Uma atenção particular às três bruxas, mensageiras do destino, que, na mitologia, acertam as contas dos mortais para com os deuses. Nessa releitura, as Erínias ou as Fúrias, que podem bem ser nossas velhas índias cachimbeiras e curandeiras, nossas avós conselheiras que manipulavam ervas e casca de pau, ou as temidas iamins-oxorongás, ancestrais africanos da feminilidade e do feitiço, podem trazer não a sentença inescapável do destino, mas um presságio da reversão dos destinos manifestos reservados às mulheres em nossa sociedade, especialmente àquelas que sofrem a violência e a insegurança.
Talvez um passo seguinte para a Companhia, num outro momento, seja chamar mais o masculino para a problematização, como protagonista do machismo e dos males que ele provoca.
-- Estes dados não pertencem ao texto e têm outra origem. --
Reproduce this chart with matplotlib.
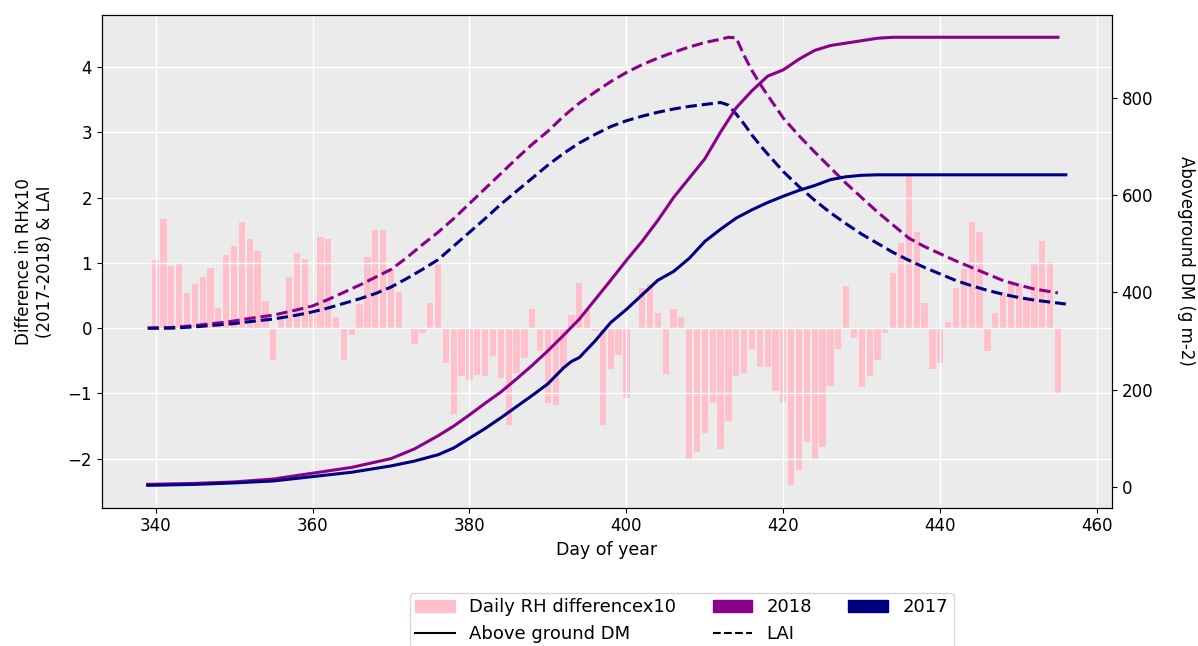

Sim, como homem, posso falar: somos muito mal articulados, inclusive na linguagem, custamos a problematizar nossas categorias, nossas formas de agir, de sentir, de ser e se tornar homem, porque nos acostumamos a essa ideia equivocada de que o mundo é nosso. Mas, acreditem: de perto, o vilão é mais frouxo, ele chora, ele brocha, ele também fracassa como projeto. Por isso, o homem precisa do feminino.
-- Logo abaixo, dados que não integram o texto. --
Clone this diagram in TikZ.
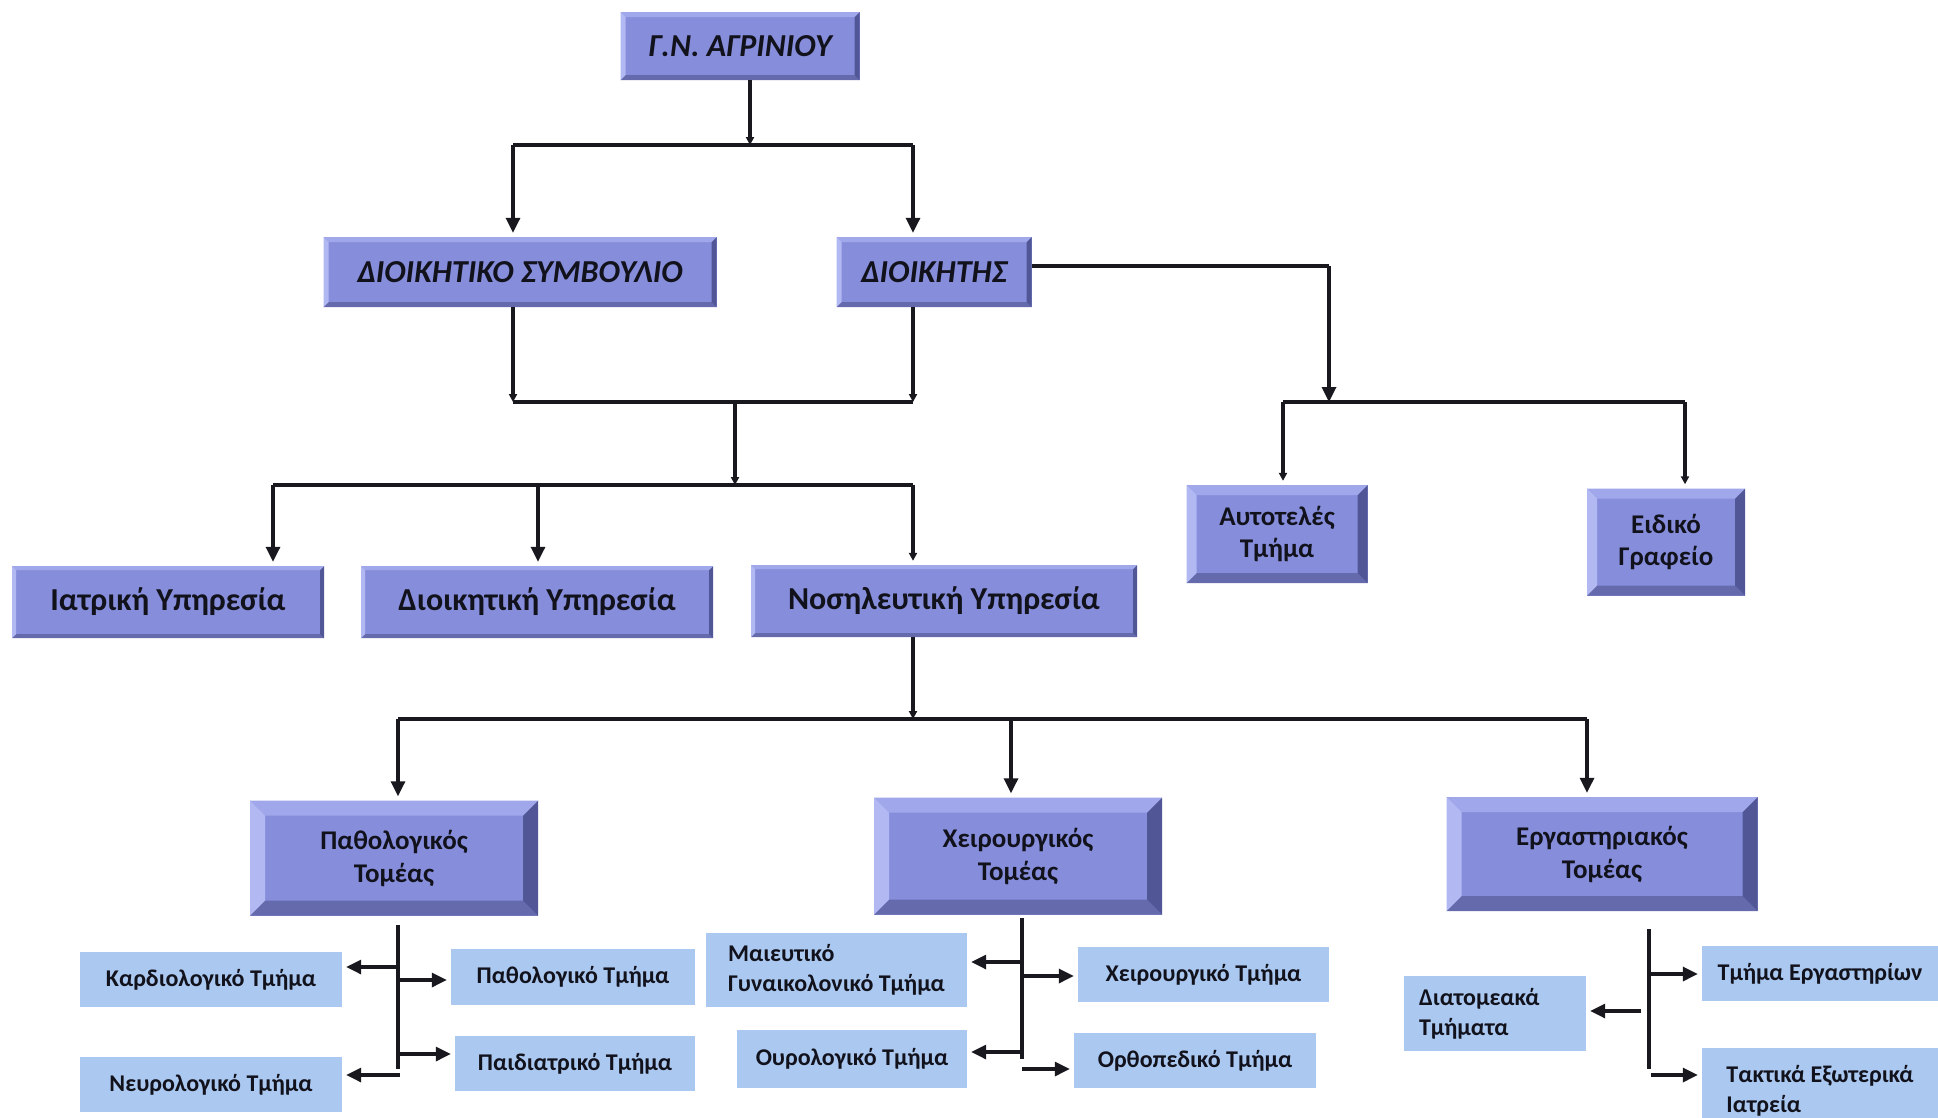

Elementos cênicos, como as projeções de imagens, os tambores, a iluminação avermelhada, a música, especialmente a crítica ao machismo onipresente na cultura de massa, são particularmente enriquecedores. Mas é comovente ver as atrizes se desfazerem desses recursos, no elemento cênico final, que nos lembra da histórica queima dos sutiãs, da desmontagem da drag queen ou da atriz de modo geral, da perda deliberada de uma identidade quando é necessário transitar para outra – todos eventos e processos que indicam o aspecto social, cultural, disciplinar, modelador e contraditoriamente criativo que contém o ato de pôr uma roupa sobre o corpo, ou pôr o corpo dentro de uma roupa. E, então, o próprio conceito de revolução citado no começo e no fim do espetáculo é repensado, pois o enfrentamento da opressão e da exploração passa pelos nossos mínimos gestos e afetos, passa por exercer um novo cuidado sobre nossos corpos.
Como um dos mais recentes espetáculos montados pela Cia Biruta, esperamos que o Processo continue a processar, inacabado, transformando, digerindo, fazendo metáfora e abertura. E que o vigor da comemoração desses dez anos de resistência provoque ainda mais nosso pensamento e nossa sensibilidade! Vida longa e próspera!